Day 6 Almost Uruk Hai It's been so long since I've made it in one week, it’s crazy. But having a good AP makes such a huge difference. If you are struggling, get one!
Day 454 no PMO. Good day yesterday. No urges. Headed to church to volunteer in an hour or so. Have a great day everyone.
Thanks bro both P and M matter equally to me because I believe in the power of semen. Day 2 and I had only one urge which drifted away eventually when I chose to just observe it instead of acting on it.
107 days my friends Still recovering from the flu, not well, but slightly better than yesterday. Today i will stay at home gathering my strenghts cause tomorrow i resume work, so i need to be close to form. No urges or temptations, feeling good Nothing more to add. Have a great day brave Warriors. Let´s keep going!
Just a really quick check in--I have family in town for my daughter's wedding which was Friday, so I didn't disappear I just have other things going on and am not getting online much. The wedding was beautiful and amazing. My wife and I are so happy for the new couple and glad about their mutually healthy views towards sexuality as they enjoy their honeymoon. We have started doing actual Karezza and it has been wonderful so far. Feeling grateful and at peace in this continuing life and streak.
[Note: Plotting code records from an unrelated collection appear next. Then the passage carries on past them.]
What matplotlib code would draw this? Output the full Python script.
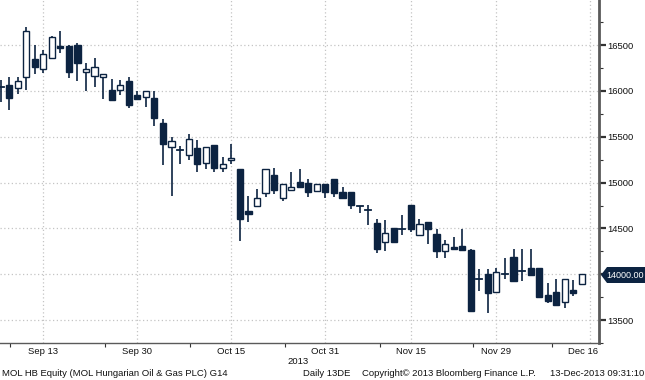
import matplotlib
matplotlib.use('Agg')
import matplotlib.pyplot as plt
import matplotlib.transforms as mtransforms
from matplotlib.patches import Rectangle, Polygon

# daily candles, MOL HB Equity, 6-Sep-2013 .. 13-Dec-2013 (trading days)
opens = [16040, 16068, 16038, 16151, 16351, 16242, 16358, 16496, 16496, 16503,
         16206, 16169, 16155, 16006, 16006, 16104, 15959, 15934, 15923, 15651,
         15389, 15352, 15305, 15378, 15215, 15407, 15161, 15243, 15150, 14695,
         14742, 14888, 15088, 14834, 14924, 15008, 14997, 14913, 14986, 15044,
         14899, 14899, 14742, 14699, 14562, 14355, 14507, 14489, 14753, 14427,
         14569, 14442, 14252, 14296, 14307, 14260, 13952, 14006, 13810, 14006,
         14192, 14035, 14064, 14064, 13770, 13806, 13697, 13824, 13890]
highs = [16122, 16151, 16151, 16703, 16503, 16449, 16595, 16656, 16503, 16522,
         16304, 16358, 16187, 16129, 16122, 16151, 16002, 15995, 15995, 15694,
         15498, 15403, 15534, 15467, 15389, 15410, 15280, 15425, 15150, 14852,
         14932, 15150, 15161, 14986, 15113, 15150, 15041, 14986, 14986, 15044,
         14954, 14899, 14750, 14761, 14598, 14587, 14507, 14642, 14753, 14598,
         14569, 14489, 14372, 14405, 14489, 14278, 14053, 14053, 14072, 14181,
         14278, 14271, 14271, 14064, 13908, 13952, 13944, 13937, 14000]
lows = [15882, 15795, 15970, 16006, 16184, 16195, 16350, 16413, 16141, 16104,
        15995, 16049, 15915, 15897, 15959, 15814, 15904, 15825, 15614, 15196,
        14859, 15207, 15251, 15117, 15150, 15117, 15113, 15207, 14361, 14568,
        14742, 14845, 14877, 14797, 14924, 14954, 14845, 14913, 14834, 14840,
        14834, 14714, 14670, 14543, 14235, 14252, 14355, 14434, 14460, 14427,
        14325, 14173, 14173, 14278, 14263, 13599, 13817, 13574, 13810, 13944,
        13926, 13926, 13991, 13756, 13690, 13661, 13636, 13763, 13890]
closes = [16045, 15923, 16104, 16659, 16267, 16402, 16587, 16467, 16202, 16304,
          16239, 16267, 16185, 15904, 16068, 15850, 15912, 15995, 15705, 15422,
          15450, 15355, 15477, 15207, 15389, 15161, 15204, 15269, 14605, 14660,
          14834, 15150, 14917, 14986, 14949, 14954, 14899, 14986, 14899, 14888,
          14834, 14753, 14742, 14699, 14278, 14453, 14355, 14478, 14496, 14554,
          14496, 14252, 14325, 14280, 14263, 13600, 13952, 13799, 14028, 14006,
          13926, 14035, 13991, 13756, 13708, 13661, 13944, 13799, 14000]

tick_pos = [5, 16, 27, 38, 48, 58, 69]
tick_labels = ['Sep 13', 'Sep 30', 'Oct 15', 'Oct 31', 'Nov 15', 'Nov 29', 'Dec 16']
minor_x = [1.1, 12.2, 22.2, 33.3, 44.4, 55.3, 64.5]
y_ticks = [13500, 14000, 14500, 15000, 15500, 16000, 16500]
last_price = 14000.00

navy = '#0c2341'
axis_grey = '#5a5a5a'
grid_grey = '#c4c4c4'
font = 'Liberation Sans'

fig = plt.figure(figsize=(6.45, 3.80), dpi=100)
ax = fig.add_axes([0, 37 / 380, 599 / 645, 343 / 380])

# grid
for y in y_ticks:
    ax.axhline(y, color=grid_grey, lw=0.9, ls=(0, (1, 2)), zorder=0)
for x in tick_pos:
    ax.axvline(x, color=grid_grey, lw=0.9, ls=(0, (1, 2)), zorder=0)

# candles
w = 0.72
for i in range(len(opens)):
    o, h, l, c = opens[i], highs[i], lows[i], closes[i]
    ax.plot([i, i], [l, h], color=navy, lw=1.2, solid_capstyle='butt', zorder=2)
    lo, hi = min(o, c), max(o, c)
    if hi - lo < 12:
        ax.plot([i - w / 2, i + w / 2], [o, o], color=navy, lw=1.3, zorder=3)
        continue
    face = navy if c < o else 'white'
    ax.add_patch(Rectangle((i - w / 2, lo), w, hi - lo, facecolor=face,
                           edgecolor=navy, lw=1.0, zorder=3))

ax.set_xlim(-0.06, 70.0)
ax.set_ylim(13257, 16993)

# axes styling
for s in ['top', 'left']:
    ax.spines[s].set_visible(False)
ax.spines['right'].set_color(axis_grey)
ax.spines['right'].set_linewidth(2.0)
ax.spines['bottom'].set_color(axis_grey)
ax.spines['bottom'].set_linewidth(1.0)

# the 14000 label sits under the last-price tag
ax.yaxis.tick_right()
ax.set_yticks(y_ticks)
ax.set_yticklabels(['' if v == last_price else str(v) for v in y_ticks],
                   fontsize=6.8, family=font, color='#111111')
ax.set_yticks([v + 250 for v in y_ticks] + [13250], minor=True)
ax.tick_params(axis='y', which='major', direction='out', length=5, width=1.6,
               color='#333333', pad=1)
ax.tick_params(axis='y', which='minor', direction='out', length=3, width=0.8,
               color='#333333')

ax.set_xticks(tick_pos)
ax.set_xticklabels(tick_labels, fontsize=6.8, family=font, color='#111111')
ax.set_xticks(minor_x, minor=True)
ax.tick_params(axis='x', which='major', length=0, pad=3)
ax.tick_params(axis='x', which='minor', direction='out', length=3, width=0.8,
               color='#333333')

# last x label is pulled in so it stays inside the plot
lab = ax.get_xticklabels()[-1]
lab.set_transform(lab.get_transform() +
                  mtransforms.ScaledTranslation(-7 / 100, 0, fig.dpi_scale_trans))

# last price tag
ty = 1 - 275 / 380
tag = Polygon([[601 / 645, ty], [607 / 645, ty + 8 / 380], [645 / 645, ty + 8 / 380],
               [645 / 645, ty - 8 / 380], [607 / 645, ty - 8 / 380]],
              closed=True, transform=fig.transFigure, facecolor=navy,
              edgecolor='none', zorder=5)
fig.patches.append(tag)
fig.text(625 / 645, ty, '%.2f' % last_price, color='white', fontsize=6.5,
         family=font, ha='center', va='center', zorder=6)

# footer
fig.text(298 / 645, 1 - 361 / 380, '2013', fontsize=6.8, family=font,
         ha='center', va='center', color='#111111')
fig.text(2 / 645, 1 - 373 / 380, 'MOL HB Equity (MOL Hungarian Oil & Gas PLC) G14',
         fontsize=6.8, family=font, ha='left', va='center', color='#111111')
fig.text(303 / 645, 1 - 373 / 380, 'Daily 13DE', fontsize=6.8, family=font,
         ha='left', va='center', color='#111111')
fig.text(362 / 645, 1 - 373 / 380, 'Copyright\u00a9 2013 Bloomberg Finance L.P.',
         fontsize=6.8, family=font, ha='left', va='center', color='#111111')
fig.text(644 / 645, 1 - 373 / 380, '13-Dec-2013 09:31:10', fontsize=6.8,
         family=font, ha='right', va='center', color='#111111')

fig.savefig('out.png', dpi=100)
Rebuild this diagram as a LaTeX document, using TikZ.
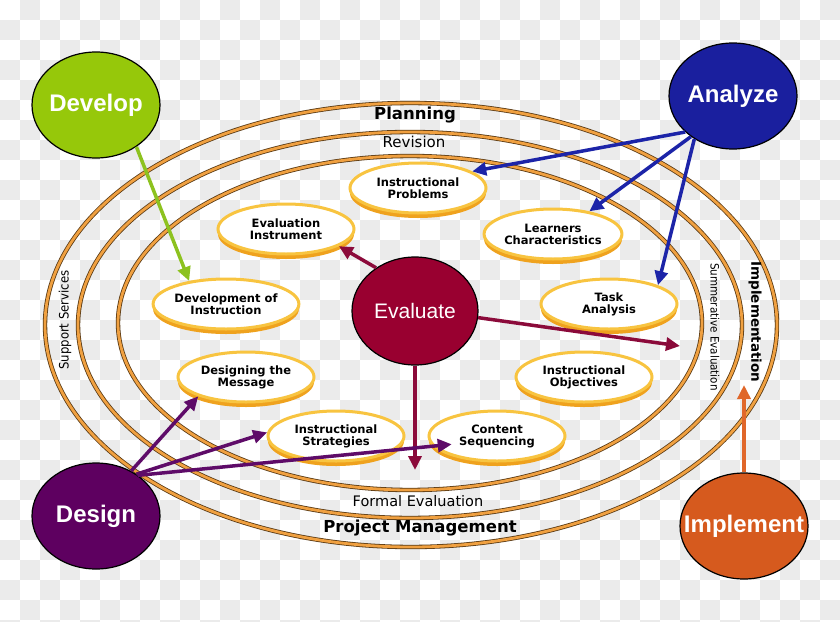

Day 50 / 1000. Battles won against pmo: 9. It was a good day. Went to church in the afternoon. To the forest in the evening. Bonfire, cooking meat, surrounded by nature - it was fun. I was quite tempted before writing here. Maybe not to fully relapse but to peek the peculiar places of the internet and to edge. Said "no", so +1. Why would I edge? I don't want to pmo, so why would I agitate myself? It seems that I still cannot leave pmo evil behind and I drag it to the new life. There is so much stuff to do in this life and I am still clinging to pmo. When will I let it go completely? Spoiler: Journey stuff Stuff that should help to not pmo: 1. No internet for recreational purposes until 6 pm. 2. Waking up on the same time every day.
Day 142 Final day of my college trip, had a nice drive home through the Welsh valleys with my closest friend to talk to - couldn’t have wished for a better afternoon! Erections are becoming more and more frequent, not sure what the underlying cause is. I have been out of my gym routine because of a hectic week, but I’m back at it tomorrow morning - hopefully the discipline with aid with urges.
Day 3 complete! Staying busy is really the key. I've hardly had a spare moment in these past 3 days to think about using PMO, but not in a stressful way--simply because I was filling all my time with behaviors that are constructive and/or enjoyable. Even asking my parents if there are any unpleasant chores around the house which they'd like me to do is better than giving my mind free rein to wander towards lustful thoughts. I just can't let myself get bored. The fact that I've been struggling along here with such consistently low streaks for close to two years says something about my attitude, I think. What measures am I actually willing to take to get rid of this? How hard am I willing to fight? I am capable of defeating any urge and saying no to any temptation if I put my mind and my soul into it, so why haven't I been doing that? What will it take to get me to start doing that? I can't say yet. St. Rita of Cascia, pray for us!